Em “Teu Eternamente” o álbum atinge um dos seus auges emocionais. O tema é uma confissão entoada dentro de um subwoofer, e a intensidade do trap simboliza uma paixão ardente. Mas se neste tema vemos Slow J despido de armaduras, em “Só Queria Sorrir” vemo-lo carregar para a batalha sem medo. Num dia especialmente mau, é ao som desta potente música que Slow J recupera. Quando chegamos a “Muros” é já na victory lap. Sentimo-lo no momento mais confiante da sua carreira, com “Fé nessa merda, desde o contrabaixo”, um verso que é um throwback muito bem orquestrado e prova de que Coelho não esquece a caminhada que o trouxe até este momento.

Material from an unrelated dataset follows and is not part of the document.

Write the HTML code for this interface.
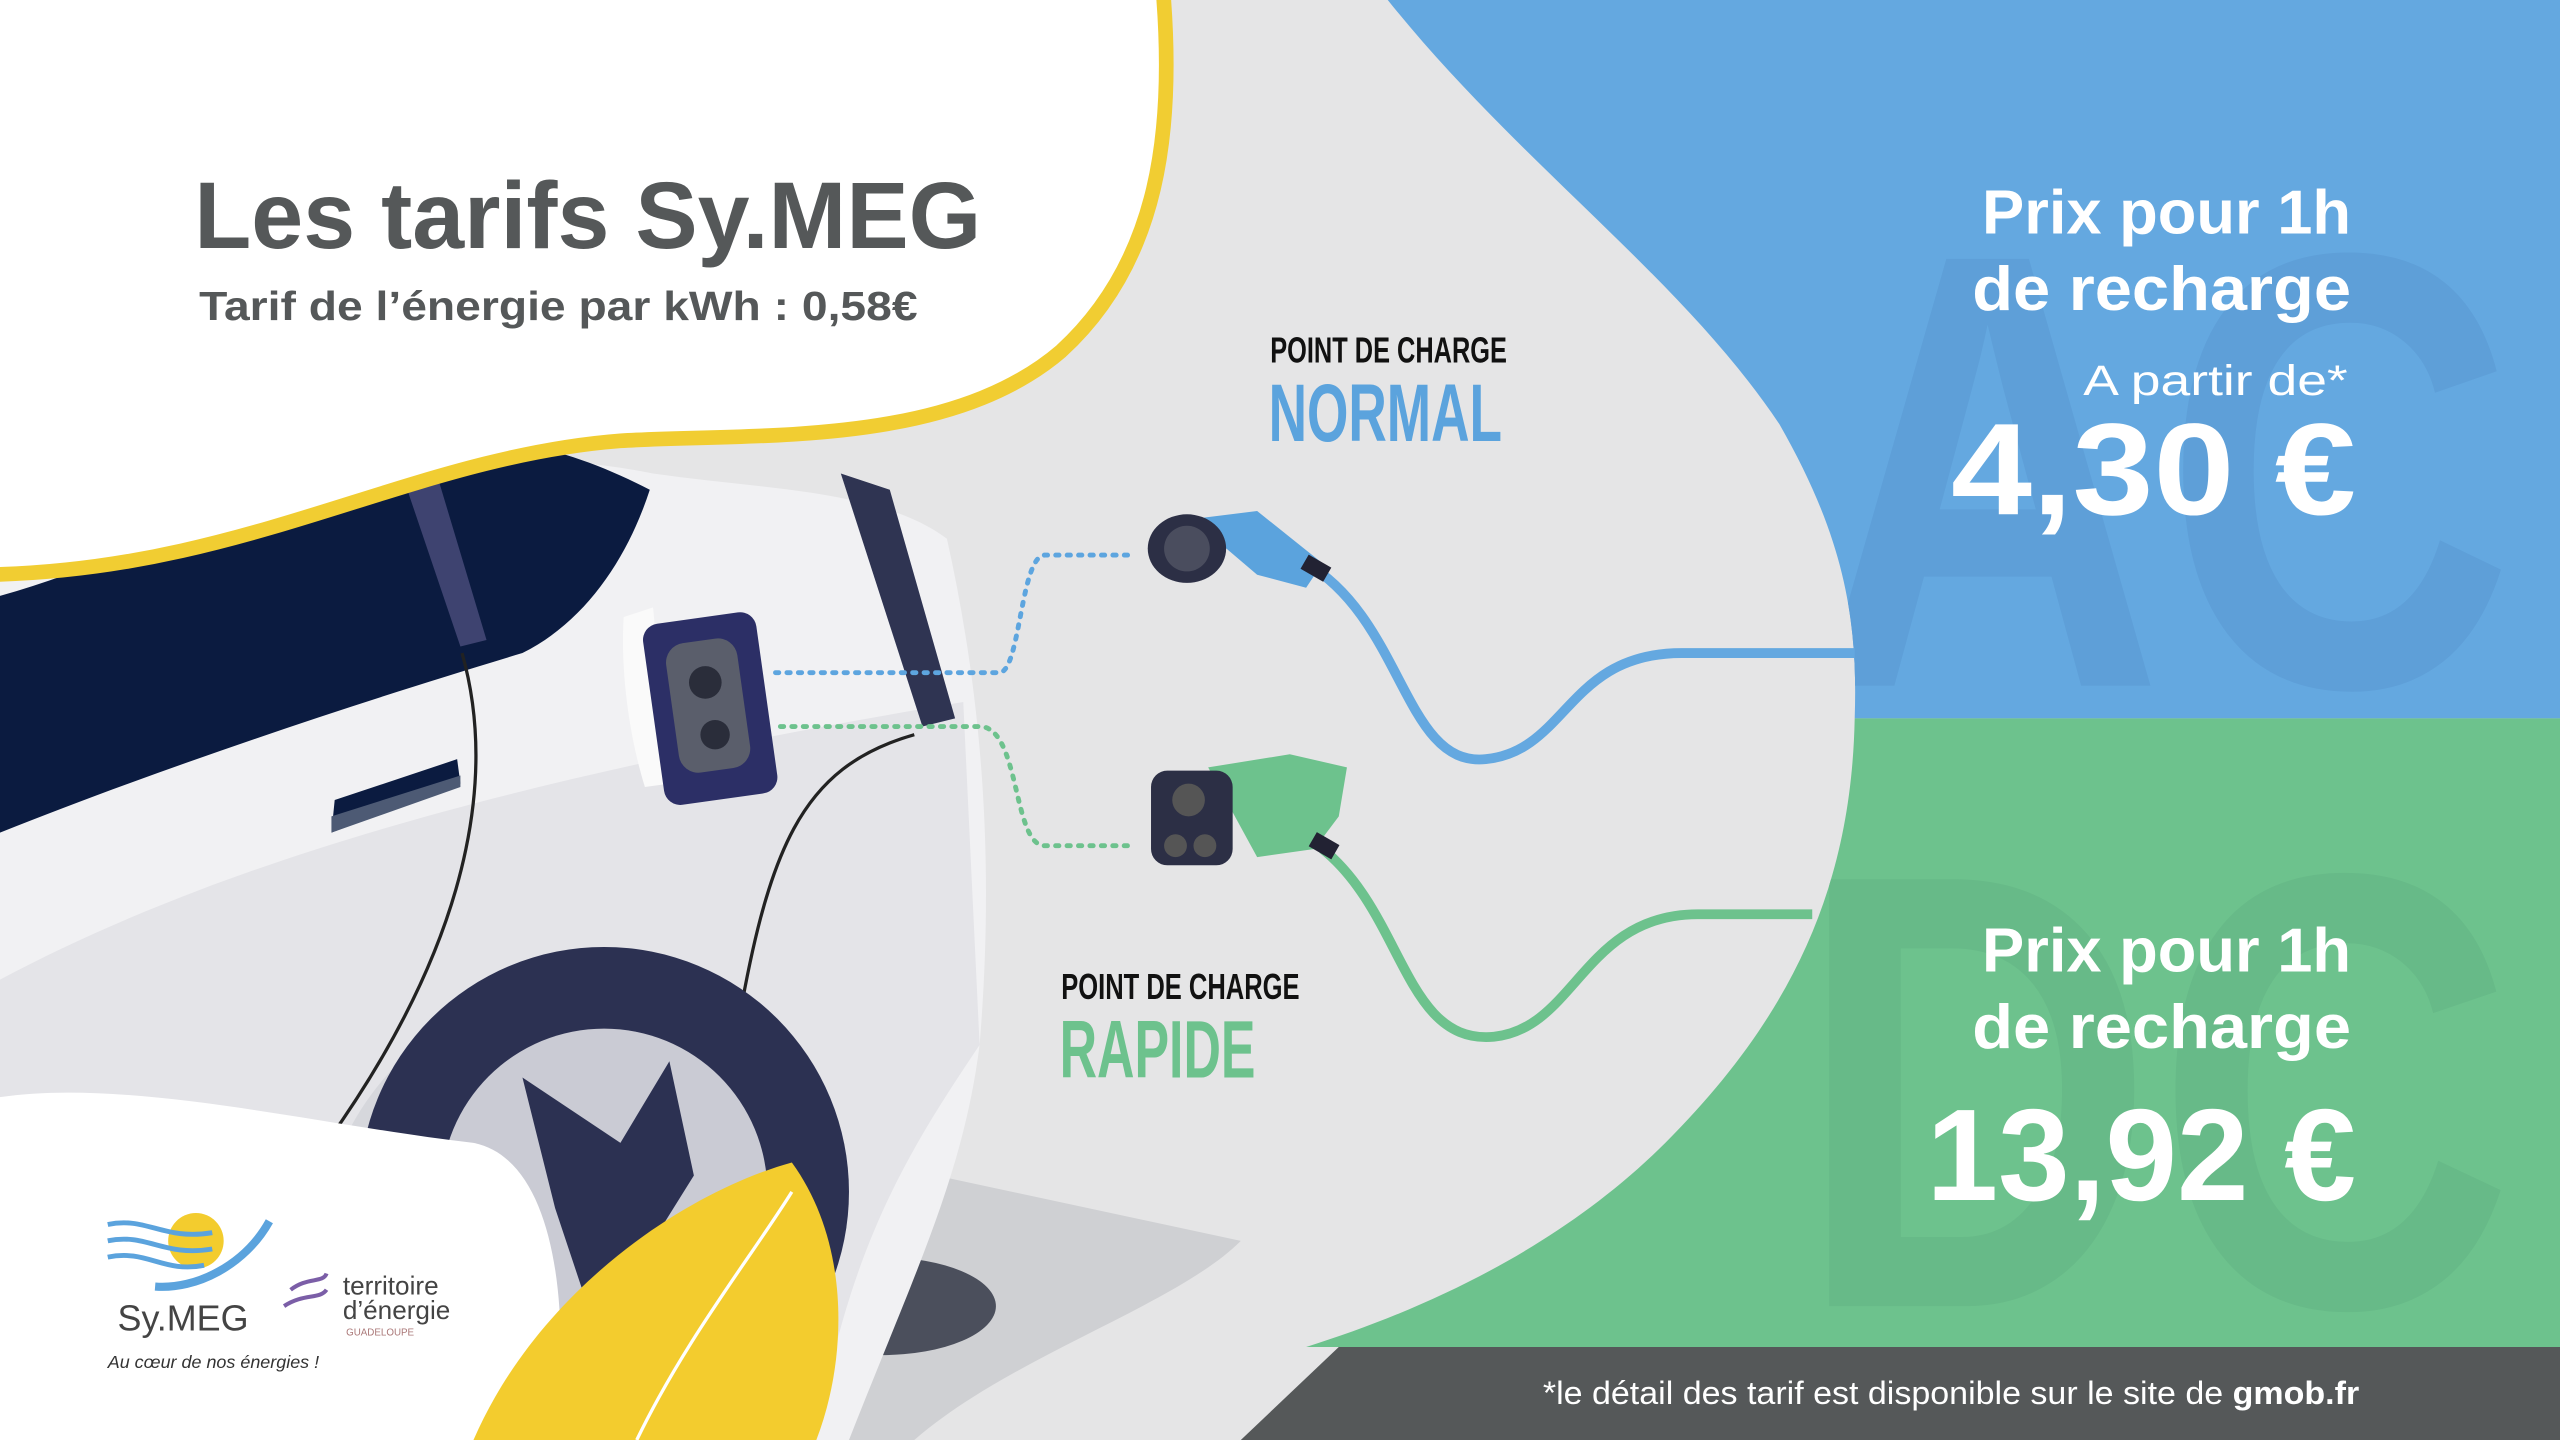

Mas a vida é algo em constante construção e evolução. O importante é mantermo-nos em paz connosco mesmos, algo pelo qual Slow J clama na meditativa “Silêncio”. A guitarra lânguida ouve-se com notas suaves mas arrancadas e a sua voz soa mais confessional do que nunca. É o tema mais longo do álbum e Coelho justifica-o através do sentido relato que descreve, sobre uma culpa que o assolava desde pequeno e que se transformou num agradecimento por tudo o que a vida lhe trouxe. Já está tudo em paz mais uma vez, já se ouve o silêncio.
Com esta música, Slow J atinge a catarse e termina assim a viagem em que embarcamos com ele ao ouvir este álbum. Percebe-se de onde o artista surge e onde termina, é um álbum em que a música é o centro da acção mas há um conceito bem definido que une todos os temas. You Are Forgiven é um projecto em que se percebe que a multitude que é sinónimo de Slow J está mais vincada. É verdadeiramente um disco seu, mais do que tudo o que o antecedeu, um apogeu artístico que pressagia um futuro com muitos mais.